Implementation Notes
- Placement in the memory hierarchy
- RICH is typically implemented at or near the last-level cache (LLC) so it can observe all misses and issue prefetches toward memory.
- The on-chip metadata cache sits alongside the LLC tags and data, but is much smaller than the full off-chip metadata space.
- Metadata address mapping
- Each physical region is mapped to a metadata entry using a deterministic function (e.g., hashing the region base) so that metadata can be located in DRAM without extra tags.
- A fixed area of DRAM is reserved for metadata, and the memory controller knows how to translate a region identifier into a DRAM address for the metadata record.
- On-chip structures
- The RICH metadata cache can be implemented as a set-associative structure with LRU or a simple replacement policy, similar to a small cache.

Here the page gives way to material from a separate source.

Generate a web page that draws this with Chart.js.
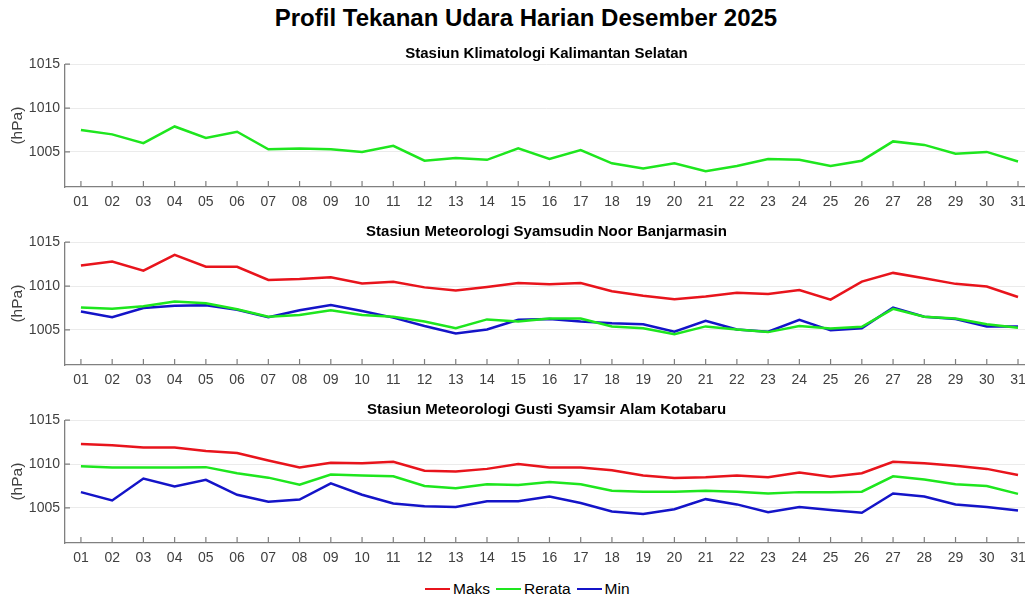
<!DOCTYPE html>
<html>
<head>
<meta charset="utf-8">
<script src="https://cdn.jsdelivr.net/npm/chart.js@4.4.1/dist/chart.umd.min.js"></script>
<style>
    body { margin: 0; background: #fff; width: 1025px; height: 599px; overflow: hidden; position: relative; font-family: "Liberation Sans", Arial, sans-serif; }
    canvas { position: absolute; left: 0; }
    #judul { position: absolute; left: 0; width: 1052px; top: 4px; text-align: center; font-weight: bold; font-size: 24px; line-height: 28px; color: #000; }
    #legenda { position: absolute; top: 578px; left: 425px; display: flex; align-items: center; font-size: 15.5px; line-height: 22px; color: #000; }
    #legenda .garis { display: inline-block; width: 25px; height: 2.5px; margin-right: 3px; }
    #legenda .teks { margin-right: 6px; }
</style>
</head>
<body>
<div id="judul">Profil Tekanan Udara Harian Desember 2025</div>
<canvas id="panel1" width="1035" height="175" style="top:42px"></canvas>
<canvas id="panel2" width="1035" height="175" style="top:220px"></canvas>
<canvas id="panel3" width="1035" height="175" style="top:398px"></canvas>
<div id="legenda">
    <span class="garis" style="background:#e8141c"></span><span class="teks">Maks</span>
    <span class="garis" style="background:#1ee61e"></span><span class="teks">Rerata</span>
    <span class="garis" style="background:#1414c8"></span><span class="teks">Min</span>
</div>
<script>
// label tanggal
const hari = ['01','02','03','04','05','06','07','08','09','10','11','12','13','14','15','16',
              '17','18','19','20','21','22','23','24','25','26','27','28','29','30','31'];

// Stasiun Klimatologi Kalimantan Selatan
const klimRerata = [1007.5, 1007.0, 1006.0, 1007.9, 1006.6, 1007.3, 1005.3, 1005.4, 1005.3, 1005.0, 1005.7,
                    1004.0, 1004.3, 1004.1, 1005.4, 1004.2, 1005.2, 1003.7, 1003.1, 1003.7, 1002.8, 1003.4,
                    1004.2, 1004.1, 1003.4, 1004.0, 1006.2, 1005.8, 1004.8, 1005.0, 1003.9];

// Stasiun Meteorologi Syamsudin Noor Banjarmasin
const bjmMaks = [1012.35, 1012.8, 1011.75, 1013.55, 1012.2, 1012.2, 1010.7, 1010.8, 1011.0, 1010.3, 1010.5,
                 1009.85, 1009.5, 1009.9, 1010.35, 1010.2, 1010.35, 1009.4, 1008.9, 1008.5, 1008.8, 1009.25,
                 1009.1, 1009.55, 1008.45, 1010.5, 1011.5, 1010.9, 1010.25, 1009.95, 1008.75];
const bjmRerata = [1007.55, 1007.4, 1007.7, 1008.25, 1008.05, 1007.35, 1006.5, 1006.7, 1007.25, 1006.7, 1006.5,
                   1005.95, 1005.2, 1006.2, 1005.95, 1006.3, 1006.3, 1005.4, 1005.2, 1004.5, 1005.4, 1005.05,
                   1004.75, 1005.45, 1005.15, 1005.35, 1007.4, 1006.5, 1006.3, 1005.65, 1005.25];
const bjmMin = [1007.1, 1006.45, 1007.5, 1007.75, 1007.8, 1007.3, 1006.45, 1007.25, 1007.85, 1007.15, 1006.4,
                1005.45, 1004.6, 1005.05, 1006.15, 1006.25, 1005.95, 1005.75, 1005.65, 1004.8, 1006.05, 1005.05,
                1004.8, 1006.15, 1004.95, 1005.2, 1007.55, 1006.5, 1006.25, 1005.4, 1005.4];

// Stasiun Meteorologi Gusti Syamsir Alam Kotabaru
const ktbMaks = [1012.3, 1012.15, 1011.9, 1011.9, 1011.5, 1011.25, 1010.4, 1009.6, 1010.15, 1010.1, 1010.25,
                 1009.25, 1009.15, 1009.45, 1010.0, 1009.6, 1009.6, 1009.3, 1008.7, 1008.4, 1008.5, 1008.7,
                 1008.5, 1009.05, 1008.55, 1008.95, 1010.25, 1010.1, 1009.8, 1009.45, 1008.75];
const ktbRerata = [1009.75, 1009.6, 1009.6, 1009.6, 1009.65, 1008.95, 1008.45, 1007.65, 1008.8, 1008.7, 1008.6,
                   1007.5, 1007.25, 1007.7, 1007.6, 1007.95, 1007.7, 1006.95, 1006.85, 1006.85, 1006.95, 1006.85,
                   1006.65, 1006.8, 1006.8, 1006.85, 1008.6, 1008.25, 1007.7, 1007.5, 1006.6];
const ktbMin = [1006.8, 1005.85, 1008.35, 1007.45, 1008.2, 1006.5, 1005.7, 1005.95, 1007.8, 1006.5, 1005.5,
                1005.2, 1005.1, 1005.75, 1005.75, 1006.3, 1005.55, 1004.6, 1004.3, 1004.85, 1006.0, 1005.4,
                1004.5, 1005.1, 1004.75, 1004.45, 1006.65, 1006.3, 1005.4, 1005.1, 1004.7];

const warnaMaks = '#e8141c';
const warnaRerata = '#1ee61e';
const warnaMin = '#1414c8';

Chart.defaults.font.family = '"Liberation Sans", Arial, sans-serif';

// garis tick kecil di dalam sumbu
const tickDalam = {
    id: 'tickDalam',
    beforeDatasetsDraw(chart) {
        const { ctx, chartArea, scales } = chart;
        ctx.save();
        ctx.strokeStyle = '#7f7f7f';
        ctx.lineWidth = 1.2;
        ctx.beginPath();
        scales.x.ticks.forEach(t => {
            const px = scales.x.getPixelForValue(t.value);
            ctx.moveTo(px, chartArea.bottom);
            ctx.lineTo(px, chartArea.bottom - 6);
        });
        scales.y.ticks.forEach(t => {
            const py = scales.y.getPixelForValue(t.value);
            ctx.moveTo(chartArea.left, py);
            ctx.lineTo(chartArea.left + 5, py);
        });
        ctx.stroke();
        ctx.restore();
    }
};

function seri(nilai, warna) {
    return {
        data: nilai.map((v, i) => ({ x: Number(hari[i]), y: v })),
        borderColor: warna,
        backgroundColor: warna,
        borderWidth: 2.5,
        pointRadius: 0,
        tension: 0,
        fill: false
    };
}

// buat satu panel grafik
function buatPanel(id, judul, datasets) {
    const ctx = document.getElementById(id).getContext('2d');
    new Chart(ctx, {
        type: 'line',
        data: { datasets: datasets },
        plugins: [tickDalam],
        options: {
            responsive: false,
            animation: false,
            layout: { padding: { left: 0, right: 7, top: 0, bottom: 0 } },
            scales: {
                x: {
                    type: 'linear',
                    min: 0.49,
                    max: 31.32,
                    afterFit: s => { s.height = 30; },
                    grid: { display: false, drawTicks: false },
                    border: { color: '#808080', width: 1.3 },
                    ticks: {
                        stepSize: 1,
                        includeBounds: false,
                        autoSkip: false,
                        maxRotation: 0,
                        padding: 7,
                        color: '#404040',
                        font: { size: 14 },
                        callback: v => hari[v - 1]
                    }
                },
                y: {
                    min: 1001,
                    max: 1015,
                    afterFit: s => { s.width = 65; },
                    grid: { color: '#ebebeb', lineWidth: 1, drawTicks: false },
                    border: { color: '#808080', width: 1.3 },
                    ticks: {
                        stepSize: 5,
                        includeBounds: false,
                        padding: 5,
                        color: '#404040',
                        font: { size: 14 },
                        callback: v => String(v)
                    },
                    title: {
                        display: true,
                        text: '(hPa)',
                        color: '#404040',
                        font: { size: 15.5 },
                        padding: { top: 8, bottom: 0 }
                    }
                }
            },
            plugins: {
                legend: { display: false },
                tooltip: { enabled: false },
                title: {
                    display: true,
                    text: judul,
                    fullSize: false,
                    color: '#000',
                    font: { size: 15, weight: 'bold' },
                    padding: { top: 2.5, bottom: 1.7 }
                }
            }
        }
    });
}

buatPanel('panel1', 'Stasiun Klimatologi Kalimantan Selatan', [
    seri(klimRerata, warnaRerata)
]);
buatPanel('panel2', 'Stasiun Meteorologi Syamsudin Noor Banjarmasin', [
    seri(bjmMaks, warnaMaks),
    seri(bjmRerata, warnaRerata),
    seri(bjmMin, warnaMin)
]);
buatPanel('panel3', 'Stasiun Meteorologi Gusti Syamsir Alam Kotabaru', [
    seri(ktbMaks, warnaMaks),
    seri(ktbRerata, warnaRerata),
    seri(ktbMin, warnaMin)
]);
</script>
</body>
</html>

- A small queue or buffer may be used to track outstanding metadata fetches and writebacks, decoupling them from critical data requests.

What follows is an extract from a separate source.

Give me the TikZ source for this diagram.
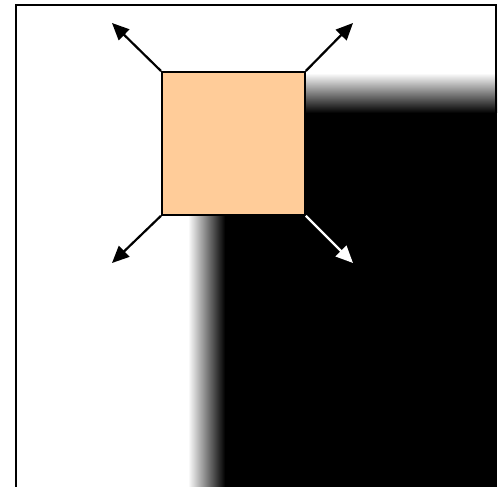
\documentclass[tikz,border=0pt]{standalone}
\usetikzlibrary{arrows.meta}
\definecolor{peach}{RGB}{255,204,153}
\tikzset{
  arr/.style={line width=2.2pt,-{Triangle[length=17pt,width=15pt]}},
  sq/.style={draw=black,line width=1.8pt,fill=peach,minimum width=143pt,minimum height=143pt,inner sep=0pt,anchor=north west},
}
\begin{document}
\begin{tikzpicture}[x=1pt,y=-1pt]
\useasboundingbox (0,0) rectangle (499,487);
\begin{scope}
\clip (0,0) rectangle (499,487);
\fill[black] (224,112) rectangle (497,490);
\shade[left color=white,right color=black] (188,112) rectangle (225,490);
\shade[top color=white,bottom color=black] (224,73) rectangle (497,113);
\draw[line width=2.4pt] (16,495) -- (16,5) -- (496,5) -- (496,495);
\end{scope}
\node[sq] (s) at (161,71) {};
\coordinate (tl) at (112,23);
\coordinate (tr) at (353,23);
\coordinate (bl) at (112,263);
\coordinate (br) at (353,263);
\draw[arr] (s.north west) -- (tl);
\draw[arr] (s.north east) -- (tr);
\draw[arr] (s.south west) -- (bl);
\draw[arr,draw=white,fill=white] (s.south east) -- (br);
\end{tikzpicture}
\end{document}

- Interaction with the memory controller
- Metadata reads and writebacks are scheduled with lower priority than demand loads/stores to avoid harming critical-path latency.
- Simple throttling logic can limit the number of in-flight metadata operations when the memory system is heavily loaded.
- Coherence and sharing
- Since metadata is advisory (it does not affect correctness), it does not need strict cache-coherence; stale metadata at worst leads to useless or missed prefetches.
- In multicore systems, cores can either share a global RICH metadata space or keep per-core partitions, depending on area and complexity budgets.
- Fallback behavior
- If metadata is not available in time (e.g., due to a long metadata miss), the prefetcher can simply skip issuing prefetches for that access.
- When RICH is disabled or bypassed, the system falls back to baseline behavior with no impact on correctness.